The only spy-work in connection with the whistleblower at Pilatus was the government’s efforts to smoke her out of hiding.

She had to be protected by the courts of another country to avoid a fate similar to the journalist she provided information to.

Meanwhile, the warlike Russian fleet sails our waters quite indifferent to what we might think about it.

Like gamblers on losing streaks, powerful people who saw their evil plans go sour in 2016 hoped a single strike of good luck would reverse their fortunes. First, they bet on the 2017 election: that a resounding landslide for Labour would shut up the critics and give them a licence to thrill. When that didn’t work, they pegged their hopes on the car bomb that killed Daphne.

It was a double or nothing gamble.

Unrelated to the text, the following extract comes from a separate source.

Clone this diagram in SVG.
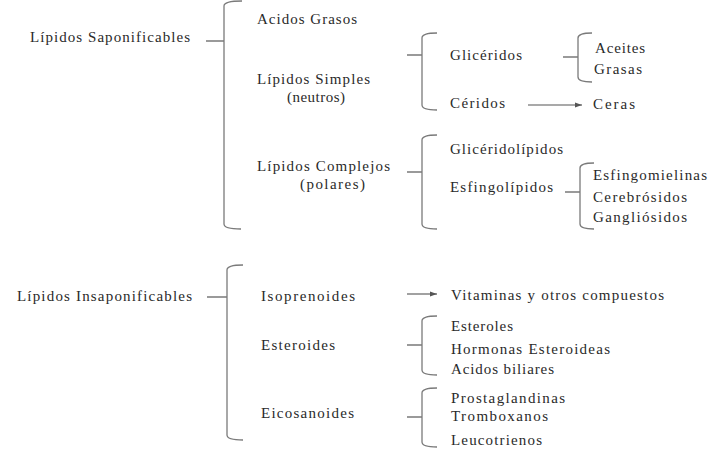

It didn’t pay off.

Here we are on the eve of another election and the desperate push their borrowed credit on a single number again. They hope that this election will save them, unlike the one before. They hope that a thumping victory for Labour will exhaust the critics who refused to tire out in 2017.

They hope the witnesses who refused to be cowed by a car bomb will be intimidated instead by the enormous futility of facing the undimming power of Labour. They hope that no police officer, no magistrate, no prosecutor, no judge, no journalist, no opposition politician will ever again dare search in the schoolbags of the children of the untouchables.

‘Forty thousand’ they say, warning their opponents to shut up- Manuel Delia

These are the bullies who refuse to understand their victims. They are the colonists who assume rebels will stop loving their country if they’ve been beaten often enough. They are the husbands who assume their wives will comply if served a regular and healthy dose of violence to remind them of their place. They are the schoolyard bullies who develop an entitlement for the lunch money of their victims they think will never speak up. And when a beating doesn’t shut up their victim, they hand down a bigger one.

Since 2017, Labour has stopped approaching elections as something they want to win. They have long stopped being about getting more votes than their opponents so they can govern securely. Since 2017, elections have become battlefields that create enough fog to cover the most emphatic trouncing of anything and anyone in their way.

You can see it in the background rhetoric, especially online. Nobody aspires to a Labour victory because their party will, say, narrow the wealth gap, improve education or health or do something, anything, that could be described as a policy one might subscribe to. It’s not about government as much as about forcing traitors to keep to their place.

‘Forty thousand’ they say, warning their opponents that, once the result of the next election is known, they’ll have no choice but to shut up, perhaps leave the country. They don’t necessarily address that to the opposition in the wider sense as much as to Times of Malta, to Daphne’s sons, to Repubblika, to Metsola, to Newsbook and Lovin Malta, to the louder Nationalist MPs, to anyone, that is, that still refuses to prostrate themselves and swear them allegiance.

Instead of a festival of public debate, a competition of policies, a competence contest of prospective national administrators, elections since 2017 have become acts of forceful intimidation, their outcome a foregone conclusion, only the extent and vehemence of the defeat a trickle to tease a small measure of interest.

I find myself nostalgic for election campaigns that let us choose between a party that was pro-Europe and a party that was against. I chide my older self for wishing for a consensus over such an important thing. I now long for a time when Labour campaigned to defeat the Nationalists because they disagreed with them.

Now, Labour contest elections to crush all those they hate. Brace for it.